Mr. Maloney offered a three-word response: “lies and demagoguery.” He then veered off into hammering the need to emphasize racial justice, before calling Republican accusations “cheap political points” aimed at “whipping up white resentment.” The New Yorker finished off by decrying “racist voting laws” and saying we can’t go “back to the Jim Crow era.”

Mr. Scarborough was taken aback by Mr. Maloney’s inartful reply and asked again, “What do you say” to Republican arguments, for example, that “Democrats wanted to defund the police?” The congressman repeated that Democrats are “fighting for racial justice” while GOP favors what he termed “racist voting laws.” He triumphantly declared that Republicans “got their butt kicked in November,” and followed up with a diatribe about “the ugliest racism and Jim Crow era laws.” Mr. Maloney then demanded: “What the hell is the Republican Party doing?”

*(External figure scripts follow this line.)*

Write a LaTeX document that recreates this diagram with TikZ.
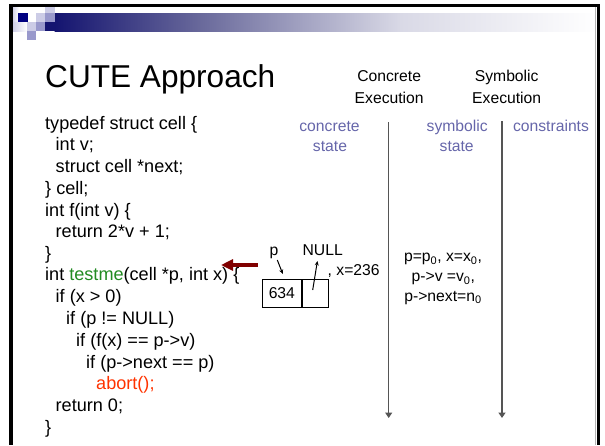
\documentclass[tikz,border=0pt]{standalone}
\usepackage{fontspec}
\setmainfont{Liberation Sans}
\usetikzlibrary{arrows.meta}

\definecolor{navy}{RGB}{0,0,128}
\definecolor{barnavy}{RGB}{20,20,112}
\definecolor{barmid}{RGB}{105,105,155}
\definecolor{barlight}{RGB}{217,217,230}
\definecolor{lav}{RGB}{204,204,230}
\definecolor{midlav}{RGB}{153,153,204}
\definecolor{headblue}{RGB}{102,102,170}
\definecolor{codegreen}{RGB}{34,139,34}
\definecolor{codered}{RGB}{255,51,0}
\definecolor{darkred}{RGB}{128,0,0}
\definecolor{axisgray}{RGB}{85,85,85}

\begin{document}
\begin{tikzpicture}[x=1pt, y=-1pt,
  code/.style={anchor=base west, inner sep=0pt, font=\fontsize{18.1}{21.7}\selectfont},
  lbl/.style={anchor=base, inner sep=0pt, font=\fontsize{15.7}{20}\selectfont},
  hdr/.style={lbl, text=headblue},
  cellbox/.style={draw, line width=1pt, minimum height=28.4pt, inner sep=0pt,
    font=\fontsize{15.7}{20}\selectfont},
  timeline/.style={draw=axisgray, line width=1.4pt, -{Triangle[length=5.5pt,width=7pt]}},
  ptr/.style={draw, line width=1pt, -{Stealth[length=4.5pt,width=4pt]}},
  sq/.style={fill=#1, draw=none}
]
\useasboundingbox (0,0) rectangle (605,445);
\fill[white] (0,0) rectangle (605,445);

% title bar: gradient band
\shade[left color=barnavy, right color=barmid] (54.5,13) rectangle (200.5,31);
\shade[left color=barmid, right color=barlight] (200,13) rectangle (400.5,31);
\shade[left color=barlight, right color=white] (400,13) rectangle (597,31);

% decorative squares
\shade[left color=lav, right color=white] (12,7) rectangle (19,22);
\shade[left color=lav, right color=white] (12,22) rectangle (27,31);
\fill[sq=lav]    (45,4)  rectangle (55,13);
\fill[sq=navy]   (18,13) rectangle (27.5,22);
\fill[sq=lav]    (36,13) rectangle (45,22);
\fill[sq=midlav] (45,13) rectangle (55,22);
\fill[sq=lav]    (27,22) rectangle (36,31);
\fill[sq=midlav] (36,22) rectangle (45,31);
\fill[sq=barnavy](45,22) rectangle (55,31);
\fill[sq=midlav] (27,31) rectangle (36,40);

% slide frame
\fill[black] (9,4) rectangle (12.5,445);
\fill[black] (9,4) rectangle (600,6.8);
\fill[black] (597,4) rectangle (600,445);
\draw[gray!60, line width=0.6pt] (595,7) -- (595,445);

% title
\node[anchor=base west, inner sep=0pt, font=\fontsize{31.6}{36}\selectfont] (title) at (45,87.3) {CUTE Approach};

% program text
\node[code] (l1)  at (45,129)   {typedef struct cell \{};
\node[code] (l2)  at (55.5,150.7) {int v;};
\node[code] (l3)  at (55.5,172.7) {struct cell *next;};
\node[code] (l4)  at (45,194)   {\} cell;};
\node[code] (l5)  at (45,216)   {int f(int v) \{};
\node[code] (l6)  at (55.5,237.5) {return 2*v + 1;};
\node[code] (l7)  at (45,259)   {\}};
\node[code] (l8)  at (45,280.7) {int \textcolor{codegreen}{testme}(cell *p, int x) \{};
\node[code] (l9)  at (55.5,302.7) {if (x > 0)};
\node[code] (l10) at (66,324.5) {if (p != NULL)};
\node[code] (l11) at (76,346)   {if (f(x) == p->v)};
\node[code] (l12) at (86,368)   {if (p->next == p)};
\node[code, text=codered] (l13) at (96,389.5) {abort();};
\node[code] (l14) at (55.5,411.5) {return 0;};
\node[code] (l15) at (45,433)   {\}};

% column headings
\node[lbl] (ce1) at (389.2,81.5) {Concrete};
\node[lbl] (ce2) at (389.2,103)  {Execution};
\node[lbl] (se1) at (506.7,81.5) {Symbolic};
\node[lbl] (se2) at (506.7,103)  {Execution};
\node[hdr] (cs1) at (329.5,131.5) {concrete};
\node[hdr] (cs2) at (330,151.7)   {state};
\node[hdr] (ss1) at (457.2,131.5) {symbolic};
\node[hdr] (ss2) at (456.7,151.7) {state};
\node[hdr] (cons) at (551,131.5)  {constraints};

% time lines of the two executions
\coordinate (ctop) at (388.7,122);
\coordinate (cbot) at (388.7,418);
\coordinate (stop) at (502,121);
\coordinate (sbot) at (502,418);
\draw[timeline] (ctop) -- (cbot);
\draw[timeline] (stop) -- (sbot);

% concrete state: the cell p points to
\node[cellbox, minimum width=38.3pt] (cv) at (281.85,293.5) {634};
\node[cellbox, minimum width=26.3pt, anchor=west] (cn) at (cv.east) {};
\node[lbl] (plab) at (274,255.5) {p};
\node[lbl] (nulllab) at (322.7,255) {NULL};
\node[lbl, anchor=base west] (xval) at (327.5,275) {, x=236};
\coordinate (pfrom) at (277.3,260);
\coordinate (pto) at (282.8,274);
\coordinate (nfrom) at (312.7,290);
\coordinate (nto) at (317.4,261);
\draw[ptr] (pfrom) -- (pto);
\draw[ptr] (nfrom) -- (nto);

% marker at the entry of testme
\coordinate (redtail) at (257.5,265);
\coordinate (redtip) at (221,265);
\draw[darkred, line width=4.6pt, -{Triangle[length=12pt,width=11pt]}] (redtail) -- (redtip);

% symbolic state
\node[lbl] (sy1) at (443,261.7) {p=p\textsubscript{0}, x=x\textsubscript{0},};
\node[lbl] (sy2) at (443.3,281.7) {p->v =v\textsubscript{0},};
\node[lbl] (sy3) at (443,301) {p->next=n\textsubscript{0}};
\end{tikzpicture}
\end{document}
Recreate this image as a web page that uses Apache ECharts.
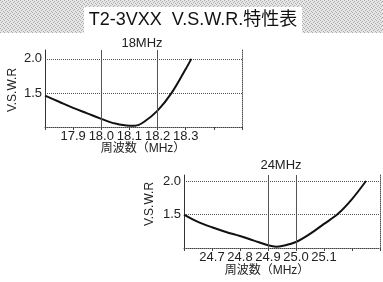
<!DOCTYPE html>
<html>
<head>
<meta charset="utf-8">
<script src="https://cdn.jsdelivr.net/npm/echarts@6/dist/echarts.min.js"></script>
<style>
  html, body { margin: 0; padding: 0; background: #fff; }
  #main { width: 383px; height: 282px; }
</style>
</head>
<body>
<div id="main"></div>
<script>
// 18MHz 帯
var freq18 = [17.8, 17.85, 17.9, 17.95, 18.0, 18.05, 18.1, 18.12, 18.15, 18.2, 18.25, 18.3, 18.32];
var swr18 = [1.46, 1.37, 1.28, 1.2, 1.12, 1.05, 1.02, 1.02, 1.07, 1.24, 1.5, 1.85, 2.0];
var ticks18 = ['17.9', '18.0', '18.1', '18.2', '18.3'];
// 24MHz 帯
var freq24 = [24.6, 24.65, 24.7, 24.75, 24.8, 24.85, 24.9, 24.93, 24.95, 25.0, 25.05, 25.1, 25.15, 25.2, 25.25];
var swr24 = [1.5, 1.39, 1.31, 1.24, 1.18, 1.11, 1.04, 1.02, 1.03, 1.09, 1.21, 1.36, 1.51, 1.73, 2.0];
var ticks24 = ['24.7', '24.8', '24.9', '25.0', '25.1'];
var swrTicks = ['1.5', '2.0'];

var FONT = '"Liberation Sans", Arial, "Noto Sans CJK JP", sans-serif';

// タイトル帯の網目模様
var pat = document.createElement('canvas');
pat.width = 4; pat.height = 4;
var pc = pat.getContext('2d');
pc.fillStyle = '#e6e6e6'; pc.fillRect(0, 0, 4, 4);
pc.fillStyle = '#adadad';
pc.fillRect(0, 0, 1, 1); pc.fillRect(2, 1, 1, 1); pc.fillRect(1, 2, 1, 1); pc.fillRect(3, 3, 1, 1);

function pairs(xs, ys) {
  return xs.map(function (x, i) { return [x, ys[i]]; });
}

function xAxisOf(idx, min, max, labels) {
  return {
    type: 'value', gridIndex: idx, min: min, max: max, interval: 0.1,
    axisLine: { show: true, lineStyle: { color: '#444', type: 'dotted', width: 1 } },
    axisTick: { show: true, length: 3, lineStyle: { color: '#444' } },
    axisLabel: {
      margin: 3, color: '#222', fontSize: 13, fontFamily: FONT,
      formatter: function (v) { var s = v.toFixed(1); return labels.indexOf(s) >= 0 ? s : ''; }
    },
    splitLine: { show: false }
  };
}

function yAxisOf(idx, max) {
  return {
    type: 'value', gridIndex: idx, min: 1, max: max, interval: 0.5,
    axisLine: { show: true, lineStyle: { color: '#333', width: 1 } },
    axisTick: { show: false },
    axisLabel: {
      margin: 3, color: '#222', fontSize: 13, fontFamily: FONT,
      formatter: function (v) { var s = v.toFixed(1); return swrTicks.indexOf(s) >= 0 ? s : ''; }
    },
    splitLine: { show: true, showMinLine: false, showMaxLine: false, lineStyle: { color: '#555', type: 'dotted', width: 1 } }
  };
}

function rightBorder(idx, max) {
  return {
    type: 'value', gridIndex: idx, position: 'right', min: 1, max: max, interval: 0.5,
    axisLine: { show: true, lineStyle: { color: '#555', type: 'dotted', width: 1 } },
    axisTick: { show: false }, axisLabel: { show: false }, splitLine: { show: false }
  };
}

function curve(idx, data, marks) {
  return {
    type: 'line', xAxisIndex: idx, yAxisIndex: idx * 2, data: data,
    smooth: 0.35, symbol: 'none',
    lineStyle: { color: '#111', width: 2 },
    markLine: {
      silent: true, symbol: 'none', label: { show: false },
      lineStyle: { color: '#555', type: 'solid', width: 1 },
      data: marks.map(function (m) { return { xAxis: m }; })
    }
  };
}

var myChart = echarts.init(document.getElementById('main'));

var option = {
  backgroundColor: '#fff',
  animation: false,
  grid: [
    { left: 45, top: 50, width: 197, height: 77 },
    { left: 184, top: 175, width: 196, height: 73 }
  ],
  xAxis: [
    xAxisOf(0, 17.8, 18.5, ticks18),
    xAxisOf(1, 24.6, 25.3, ticks24)
  ],
  yAxis: [
    yAxisOf(0, 2.13), rightBorder(0, 2.13),
    yAxisOf(1, 2.09), rightBorder(1, 2.09)
  ],
  series: [
    curve(0, pairs(freq18, swr18), [18.0, 18.2]),
    curve(1, pairs(freq24, swr24), [24.9, 25.0])
  ],
  graphic: [
    { type: 'rect', z: -1, shape: { x: 0, y: 0, width: 383, height: 33 }, style: { fill: { image: pat, repeat: 'repeat' } } },
    { type: 'rect', z: 0, shape: { x: 84, y: 7, width: 218, height: 26 }, style: { fill: '#fff' } },
    { type: 'text', z: 1, x: 193, y: 20, style: { text: 'T2-3VXX  V.S.W.R.特性表', fontSize: 18, fontFamily: FONT, fill: '#111', align: 'center', verticalAlign: 'middle' } },
    { type: 'text', x: 142, y: 43, style: { text: '18MHz', fontSize: 13, fontFamily: FONT, fill: '#222', align: 'center', verticalAlign: 'middle' } },
    { type: 'text', x: 281, y: 165, style: { text: '24MHz', fontSize: 13, fontFamily: FONT, fill: '#222', align: 'center', verticalAlign: 'middle' } },
    { type: 'text', x: 13, y: 90, rotation: Math.PI / 2, style: { text: 'V.S.W.R', fontSize: 12, fontFamily: FONT, fill: '#222', align: 'center', verticalAlign: 'middle' } },
    { type: 'text', x: 150, y: 204, rotation: Math.PI / 2, style: { text: 'V.S.W.R', fontSize: 12, fontFamily: FONT, fill: '#222', align: 'center', verticalAlign: 'middle' } },
    { type: 'text', x: 143, y: 149, style: { text: '周波数（MHz）', fontSize: 12, fontFamily: FONT, fill: '#222', align: 'center', verticalAlign: 'middle' } },
    { type: 'text', x: 267, y: 271, style: { text: '周波数（MHz）', fontSize: 12, fontFamily: FONT, fill: '#222', align: 'center', verticalAlign: 'middle' } }
  ]
};

myChart.setOption(option);
</script>
</body>
</html>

When Mr. Scarborough asked a third time how Democrats would respond to GOP claims, Mr. Maloney accused him of “repeating a Republican talking point for reasons I don’t know.”

Here’s the question: What in Mr. Maloney’s rant would convince a single swing voter to support Democrats in 2022? And that wasn’t the end of the Democrats shooting their own feet.

Last week, Michigan Democrat Rep. Rashida Tlaib tweeted: “Policing in our country is inherently and intentionally racist. . . . No more policing, incarceration, and militarization.” The police chief in Ms. Tlaib’s hometown, Detroit, called for her resignation, but the representative’s fellow Democrats only mumbled. All Speaker Pelosi could manage was to assert that not all police can be painted “with the same brush,” while White House press secretary Jen Psaki said Ms. Tlaib’s tweet was “not the president’s view.” Which do you think swing voters will recall more readily: Ms. Tlaib’s screed or the milquetoast reactions of the speaker and White House?

Then on Saturday, Rep. Maxine Waters (D., Calif.) told protesters that if Derek Chauvin wasn’t found guilty, “we got to not only stay in the street, but we have got to fight for justice. . . . We’ve got to get more confrontational” so “they know that we mean business.”

Mrs. Pelosi defended Ms. Waters, saying the Californian didn’t need to apologize, as her call for confrontation was “in the manner of the civil-rights movement.” The second-ranking House Democrat, Majority Leader Steny Hoyer, said “I don’t think she meant violence.” That won’t fly with swing district voters, especially if Republican candidates denounce all violent protests.

Even President Biden and his White House seem tone-deaf in ways that’ll drag his party down in the midterms. After Mr. Biden in a postgolf gaggle with reporters Saturday used the word “crisis” to describe the southern border, he was corrected Monday by his press secretary. Ms. Psaki said Mr. Biden wasn’t referring to “children coming to our border” when he used the forbidden word “crisis,” but to conditions in Central America, where the “influx of migrants” was coming from.

Most Americans see what’s happening on our border even through the Democrats’ disingenuous spin. A sophisticated criminal enterprise is reaping millions of dollars from hundreds of thousands of desperate people seeking to make their way into the U.S. illegally. It’s overwhelming border security, but the Biden administration is afraid to call it a crisis, not wanting to give offense to the left.

But progressives can’t carry the party through the midterms. A campaign dominated by statements such as Ms. Waters and Ms. Tlaib’s will be a twofer, driving GOP turnout and shifting swing voters to the right. Republicans must do more to win, starting with offering their own agenda. But so far Democrats are making it easy to portray their party as too extreme for everyone right of Marx.